Tracey McCrimmon, executive director of a community group that works with the industry, said it was rural homeowners who first raised the alarm about an oil pipeline spill.
She said people who live just north of Sundre phoned in reports Thursday night of smelling rotten eggs — the telltale odour of sour gas or sour oil.
“The first call that we got was at 8:40 pm. There was an odour complaint. We had multiple calls of a rotten egg smell,” said McCrimmon, director of the Sundre Petroleum Operators Group.
“We called all of the oil and gas operators within six kilometres of the area. They were able to source the odour within an hour.”
The company said the oil spilled into Jackson Creek near the community of Sundre, about 100 kilometres from Red Deer. Jackson Creek flows into the Red Deer River.
Recent heavy rains have swollen streams and rivers in the area, some to near flood stage, and local officials are concerned the oil will spread more quickly down the system.
“There’s oil in the river and the river is moving very quickly right now because of the recent rains and meltwater,” said Bruce Beattie, reeve of Mountain View County, which is on the river system.
“Certainly anything that is coming out of the pipeline or that did come out of the pipeline is certainly moving quickly down stream.
“It’s going to be a major environmental concern for sure.”

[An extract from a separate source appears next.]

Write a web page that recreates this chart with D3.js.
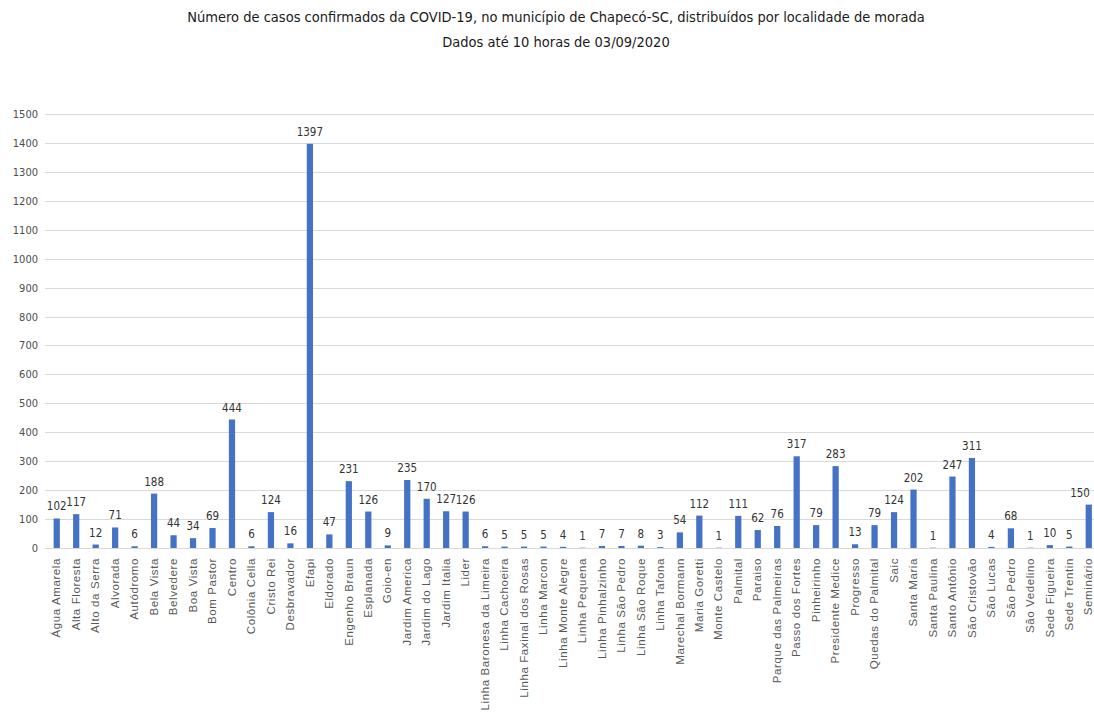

The region around Sundre is considered pristine wilderness by many in Alberta. It’s a common getaway area for people in Calgary and popular with anglers and hunters. The area where the oil spilled is sparsely populated and mostly ranch land.

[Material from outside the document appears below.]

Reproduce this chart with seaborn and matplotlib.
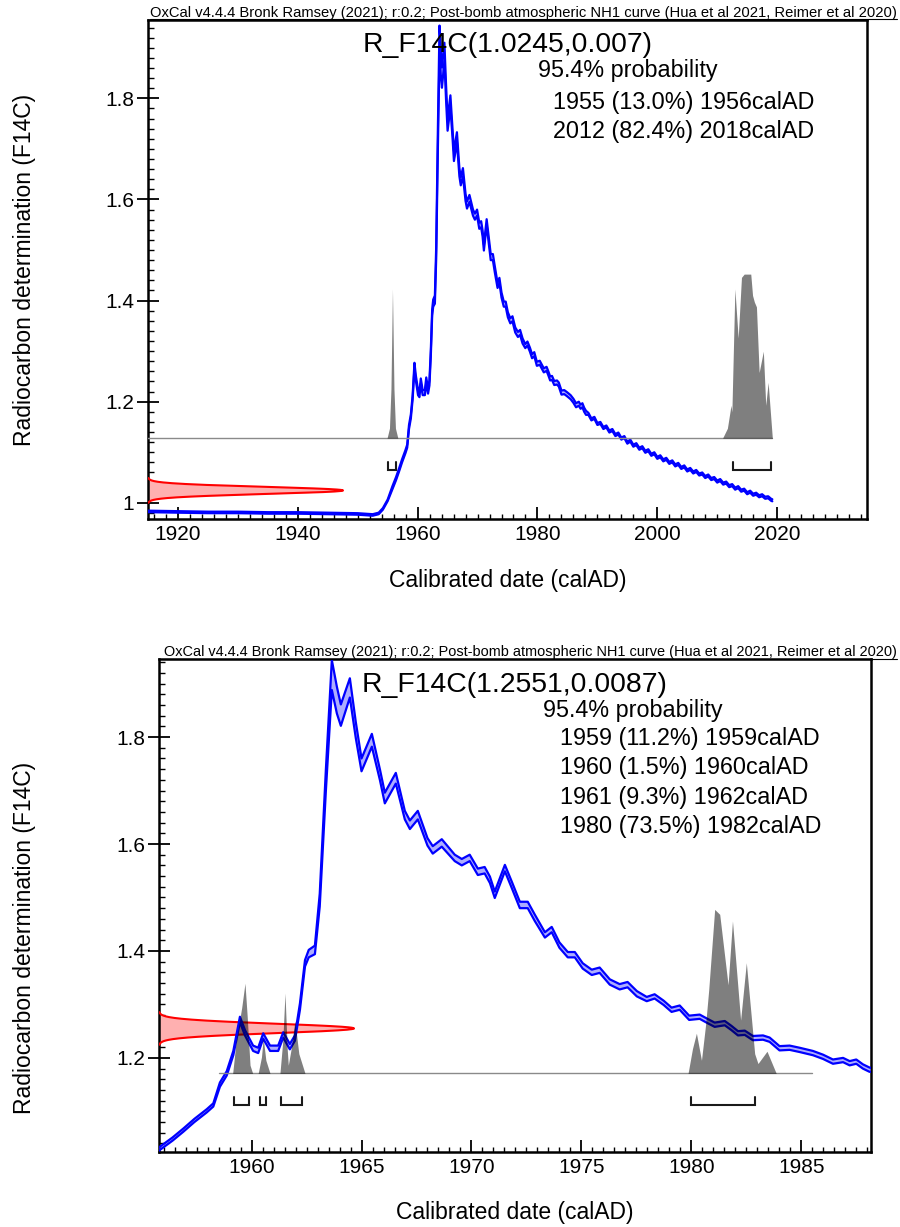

Alberta Environment spokeswoman Jessica Potter said communities and individuals downstream of the spill have been told not to use river water until further notice.
“Residents in the area have been notified that a spill has taken place,” she said.

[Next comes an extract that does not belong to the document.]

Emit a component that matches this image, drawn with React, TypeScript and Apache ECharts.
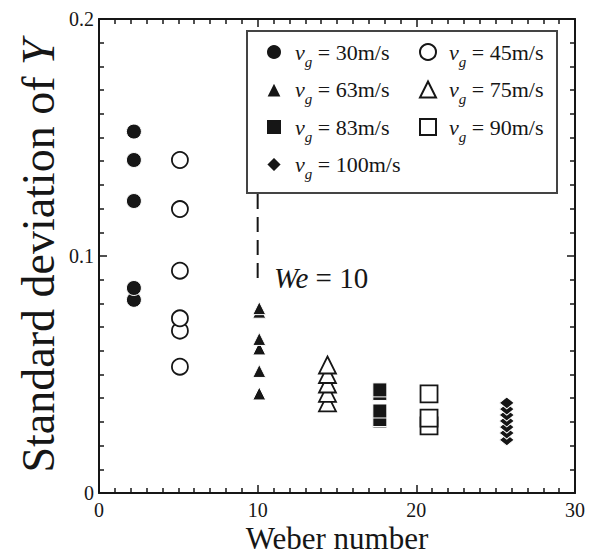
import React, { useEffect, useRef } from "react";
import * as echarts from "echarts";

const speeds = [30, 45, 63, 75, 83, 90, 100];
const weberNumbers = [2.2, 5.1, 10.1, 14.4, 17.7, 20.8, 25.7];
const sd30 = [0.0815, 0.0865, 0.1232, 0.1405, 0.1525];
const sd45 = [0.0533, 0.0685, 0.0737, 0.0938, 0.1198, 0.1405];
const sd63 = [0.042, 0.0515, 0.061, 0.065, 0.0765, 0.078];
const sd75 = [0.038, 0.042, 0.046, 0.05, 0.054];
const sd83 = [0.0304, 0.031, 0.0346, 0.042, 0.0435];
const sd90 = [0.0283, 0.0316, 0.0418];
const sd100 = [0.0224, 0.0253, 0.0278, 0.0304, 0.0329, 0.0354, 0.038];
const criticalWe = 10;
const criticalLine = [0.1262, 0.0885];
const xTicks = [0, 10, 20, 30];
const yTicks = [0, 0.1, 0.2];

const FONT = "Liberation Serif";
const INK = "#161616";

const sdSets = [sd30, sd45, sd63, sd75, sd83, sd90, sd100];
const symbols = ["circle", "circle", "triangle", "triangle", "rect", "rect", "diamond"];
const filled = [true, false, true, false, true, false, true];
const sizes: any[] = [15, 16, 13, 17, 14, 17, [15, 12]];

export default function App() {
  const ref = useRef<HTMLDivElement>(null);
  useEffect(() => {
    if (!ref.current) return;
    const chart = echarts.init(ref.current, null, { renderer: "svg" });

    const series: any[] = speeds.map((s, i) => ({
      name: String(s),
      type: "scatter",
      symbol: symbols[i],
      symbolSize: sizes[i],
      data: sdSets[i].map((v) => [weberNumbers[i], v]),
      itemStyle: filled[i]
        ? { color: INK, borderColor: "#fff", borderWidth: 1, opacity: 1 }
        : { color: "#fff", borderColor: INK, borderWidth: 1.8, opacity: 1 },
      z: 3,
    }));
    series.push({
      name: "We10",
      type: "line",
      symbol: "none",
      data: criticalLine.map((v) => [criticalWe, v]),
      lineStyle: { color: INK, width: 2, type: [15, 8] },
      z: 2,
    });

    const legendRich = {
      i: { fontFamily: FONT, fontStyle: "italic", fontSize: 22, lineHeight: 34, color: INK, padding: [0, 0, 0, 8] },
      s: { fontFamily: FONT, fontStyle: "italic", fontSize: 15, lineHeight: 12, verticalAlign: "bottom", color: INK },
      t: { fontFamily: FONT, fontSize: 22, lineHeight: 34, color: INK },
    };
    const legendBase = {
      orient: "vertical",
      itemWidth: 16,
      itemHeight: 16,
      itemGap: 9.5,
      formatter: (n: string) => `{i|v}{s|g}{t| = ${n}m/s}`,
      textStyle: { rich: legendRich },
      selectedMode: false,
      z: 6,
    };

    const axisCommon = {
      type: "value",
      axisLine: { show: true, onZero: false, lineStyle: { color: INK, width: 2 } },
      axisTick: { show: true, inside: true, length: 8, lineStyle: { color: INK, width: 1.5 } },
      minorTick: { show: true, splitNumber: 10, length: 5, lineStyle: { color: INK, width: 1.5 } },
      splitLine: { show: false },
    };

    chart.setOption({
      animation: false,
      backgroundColor: "#fff",
      grid: { left: 99, right: 20, top: 19, bottom: 67, containLabel: false, outerBoundsMode: "none" },
      xAxis: [
        {
          ...axisCommon,
          min: xTicks[0],
          max: xTicks[xTicks.length - 1],
          interval: 10,
          name: "Weber number",
          nameLocation: "middle",
          nameMoveOverlap: false,
          nameGap: 30,
          nameTextStyle: { fontFamily: FONT, fontSize: 31, color: INK },
          axisLabel: { fontFamily: FONT, fontSize: 20, color: INK, margin: 7 },
        },
        {
          ...axisCommon,
          position: "top",
          min: xTicks[0],
          max: xTicks[xTicks.length - 1],
          interval: 10,
          axisLabel: { show: false },
        },
      ],
      yAxis: [
        {
          ...axisCommon,
          min: yTicks[0],
          max: yTicks[yTicks.length - 1],
          interval: 0.1,
          name: "{t|Standard deviation of }{i|Y}",
          nameLocation: "middle",
          nameMoveOverlap: false,
          nameGap: 38,
          nameTextStyle: {
            rich: {
              t: { fontFamily: FONT, fontSize: 46, color: INK },
              i: { fontFamily: FONT, fontSize: 46, fontStyle: "italic", color: INK },
            },
          },
          axisLabel: {
            fontFamily: FONT,
            fontSize: 20,
            color: INK,
            margin: 5,
            formatter: (v: number) => (v === 0 ? "0" : v.toFixed(1)),
          },
        },
        {
          ...axisCommon,
          position: "right",
          min: yTicks[0],
          max: yTicks[yTicks.length - 1],
          interval: 0.1,
          axisLabel: { show: false },
        },
      ],
      legend: [
        { ...legendBase, left: 260, top: 36, data: ["30", "63", "83", "100"] },
        { ...legendBase, left: 414, top: 36, data: ["45", "75", "90"] },
      ],
      graphic: [
        {
          type: "rect",
          shape: { x: 247, y: 31, width: 310, height: 162 },
          style: { fill: "#fff", stroke: "#444", lineWidth: 2 },
          z: 5,
        },
        {
          type: "text",
          left: 274,
          top: 263,
          style: {
            text: "{i|We}{t| = 10}",
            rich: {
              i: { fontFamily: FONT, fontStyle: "italic", fontSize: 29, fill: INK },
              t: { fontFamily: FONT, fontSize: 29, fill: INK },
            },
          },
          z: 6,
        },
      ],
      series,
    });
    return () => chart.dispose();
  }, []);
  return (
    <div
      ref={ref}
      style={{ position: "fixed", left: 0, top: 0, width: 595, height: 560, background: "#fff" }}
    />
  );
}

“Water intakes have been shut at all facilities downstream and we are encouraging people to shut-in their water and not draw from the river at this time.”
Premier Alison Redford headed to nearby Dixon Dam to hold a news conference Friday afternoon where she said the spill had been contained to the Glennifer reservoir and crews were working to minimize the environmental impact.
She said there will be an investigation but added that Alberta’s pipeline system is supported by a strong regulatory framework that serves as a model for other jurisdictions.
“It’s my expectation that the minister of environment and the minister of energy, as well as the (Energy Resources Conservation Board), will have to review those investigations once they’re completed to determine the cause of this incident and then to take whatever steps might need to be taken in order to prevent this in the future.”
She said until the investigation is complete, it’s too early to say whether aging infrastructure is to blame.
“Albertans have an expectation that the infrastructure that we have in place … is strong,” she said.
“It is unfortunate when these events happen. We are fortunate in this province that they don’t happen very often, and we can have some confidence that when they do happen, we have plans in place to deal with them.”
But Mike Hudema of Greenpeace said the damage has already been done to the central Alberta ecosystem. He wants a halt to approval of any new pipelines until changes and upgrades can be made to the existing infrastructure.
Green Party Leader Elizabeth May said changes need to be made to existing laws.
“I don’t think we’re paying adequate attention to what happens in real life versus what happens in the fossil fuel wonderland where everything goes wrong,” she said.